Repeat the data word for word. Do not include the pictures.
>> start
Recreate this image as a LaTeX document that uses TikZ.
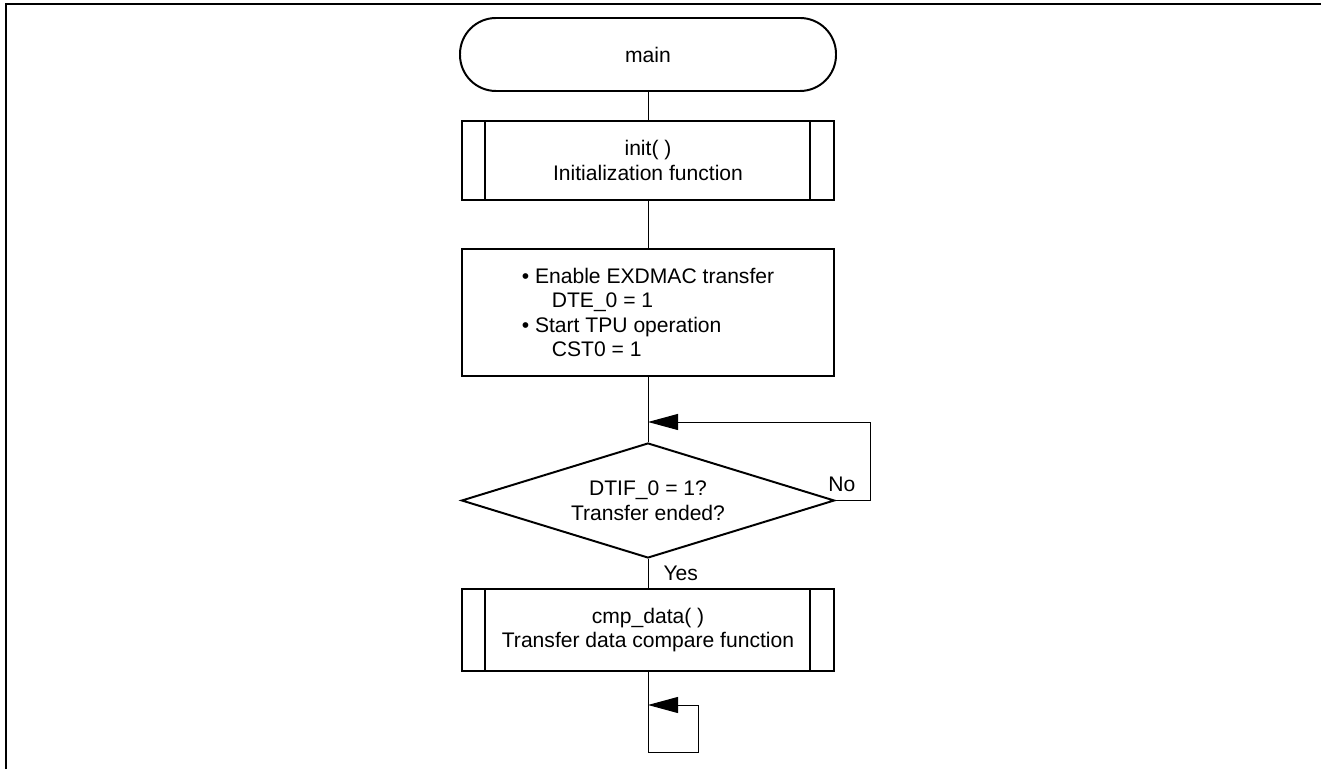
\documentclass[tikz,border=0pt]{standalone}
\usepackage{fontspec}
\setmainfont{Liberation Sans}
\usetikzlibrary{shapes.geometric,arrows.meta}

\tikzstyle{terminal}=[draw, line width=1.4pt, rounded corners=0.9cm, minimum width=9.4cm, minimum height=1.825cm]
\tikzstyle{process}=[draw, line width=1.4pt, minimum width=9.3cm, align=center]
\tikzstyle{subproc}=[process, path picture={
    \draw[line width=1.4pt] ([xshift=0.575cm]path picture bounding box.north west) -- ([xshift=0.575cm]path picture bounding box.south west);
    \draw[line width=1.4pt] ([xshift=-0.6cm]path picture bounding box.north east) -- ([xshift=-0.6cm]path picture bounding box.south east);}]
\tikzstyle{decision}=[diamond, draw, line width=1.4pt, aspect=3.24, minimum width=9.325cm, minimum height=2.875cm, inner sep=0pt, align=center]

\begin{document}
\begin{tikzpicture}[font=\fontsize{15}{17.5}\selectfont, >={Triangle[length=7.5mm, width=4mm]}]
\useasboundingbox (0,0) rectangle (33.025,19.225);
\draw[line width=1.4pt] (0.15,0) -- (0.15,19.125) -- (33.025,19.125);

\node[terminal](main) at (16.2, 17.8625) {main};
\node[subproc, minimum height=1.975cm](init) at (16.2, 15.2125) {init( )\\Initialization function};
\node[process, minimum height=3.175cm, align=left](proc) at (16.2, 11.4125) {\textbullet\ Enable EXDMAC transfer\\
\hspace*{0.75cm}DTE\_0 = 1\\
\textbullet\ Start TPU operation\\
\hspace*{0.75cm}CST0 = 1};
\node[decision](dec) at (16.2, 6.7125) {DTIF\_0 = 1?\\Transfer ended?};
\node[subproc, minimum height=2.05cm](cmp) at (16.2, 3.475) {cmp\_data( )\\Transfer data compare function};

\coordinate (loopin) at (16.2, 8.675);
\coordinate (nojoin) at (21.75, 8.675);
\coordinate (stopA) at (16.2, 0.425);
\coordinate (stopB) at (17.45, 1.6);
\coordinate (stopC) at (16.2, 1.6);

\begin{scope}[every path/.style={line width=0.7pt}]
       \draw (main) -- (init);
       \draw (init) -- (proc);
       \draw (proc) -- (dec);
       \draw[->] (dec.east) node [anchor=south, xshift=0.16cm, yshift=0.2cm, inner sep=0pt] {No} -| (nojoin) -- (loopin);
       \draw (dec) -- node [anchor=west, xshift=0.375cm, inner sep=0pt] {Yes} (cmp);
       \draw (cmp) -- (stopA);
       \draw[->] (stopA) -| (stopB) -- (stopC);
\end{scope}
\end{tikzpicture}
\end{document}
>> end
§ **Written reply**:
Recreate this image as a LaTeX document that uses TikZ.
\documentclass[tikz,border=0pt]{standalone}
\usepackage{fontspec}
\setmainfont{Liberation Sans}
\usetikzlibrary{shapes.geometric,arrows.meta}

\tikzstyle{terminal}=[draw, line width=1.4pt, rounded corners=0.9cm, minimum width=9.4cm, minimum height=1.825cm]
\tikzstyle{process}=[draw, line width=1.4pt, minimum width=9.3cm, align=center]
\tikzstyle{subproc}=[process, path picture={
    \draw[line width=1.4pt] ([xshift=0.575cm]path picture bounding box.north west) -- ([xshift=0.575cm]path picture bounding box.south west);
    \draw[line width=1.4pt] ([xshift=-0.6cm]path picture bounding box.north east) -- ([xshift=-0.6cm]path picture bounding box.south east);}]
\tikzstyle{decision}=[diamond, draw, line width=1.4pt, aspect=3.24, minimum width=9.325cm, minimum height=2.875cm, inner sep=0pt, align=center]

\begin{document}
\begin{tikzpicture}[font=\fontsize{15}{17.5}\selectfont, >={Triangle[length=7.5mm, width=4mm]}]
\useasboundingbox (0,0) rectangle (33.025,19.225);
\draw[line width=1.4pt] (0.15,0) -- (0.15,19.125) -- (33.025,19.125);

\node[terminal](main) at (16.2, 17.8625) {main};
\node[subproc, minimum height=1.975cm](init) at (16.2, 15.2125) {init( )\\Initialization function};
\node[process, minimum height=3.175cm, align=left](proc) at (16.2, 11.4125) {\textbullet\ Enable EXDMAC transfer\\
\hspace*{0.75cm}DTE\_0 = 1\\
\textbullet\ Start TPU operation\\
\hspace*{0.75cm}CST0 = 1};
\node[decision](dec) at (16.2, 6.7125) {DTIF\_0 = 1?\\Transfer ended?};
\node[subproc, minimum height=2.05cm](cmp) at (16.2, 3.475) {cmp\_data( )\\Transfer data compare function};

\coordinate (loopin) at (16.2, 8.675);
\coordinate (nojoin) at (21.75, 8.675);
\coordinate (stopA) at (16.2, 0.425);
\coordinate (stopB) at (17.45, 1.6);
\coordinate (stopC) at (16.2, 1.6);

\begin{scope}[every path/.style={line width=0.7pt}]
       \draw (main) -- (init);
       \draw (init) -- (proc);
       \draw (proc) -- (dec);
       \draw[->] (dec.east) node [anchor=south, xshift=0.16cm, yshift=0.2cm, inner sep=0pt] {No} -| (nojoin) -- (loopin);
       \draw (dec) -- node [anchor=west, xshift=0.375cm, inner sep=0pt] {Yes} (cmp);
       \draw (cmp) -- (stopA);
       \draw[->] (stopA) -| (stopB) -- (stopC);
\end{scope}
\end{tikzpicture}
\end{document}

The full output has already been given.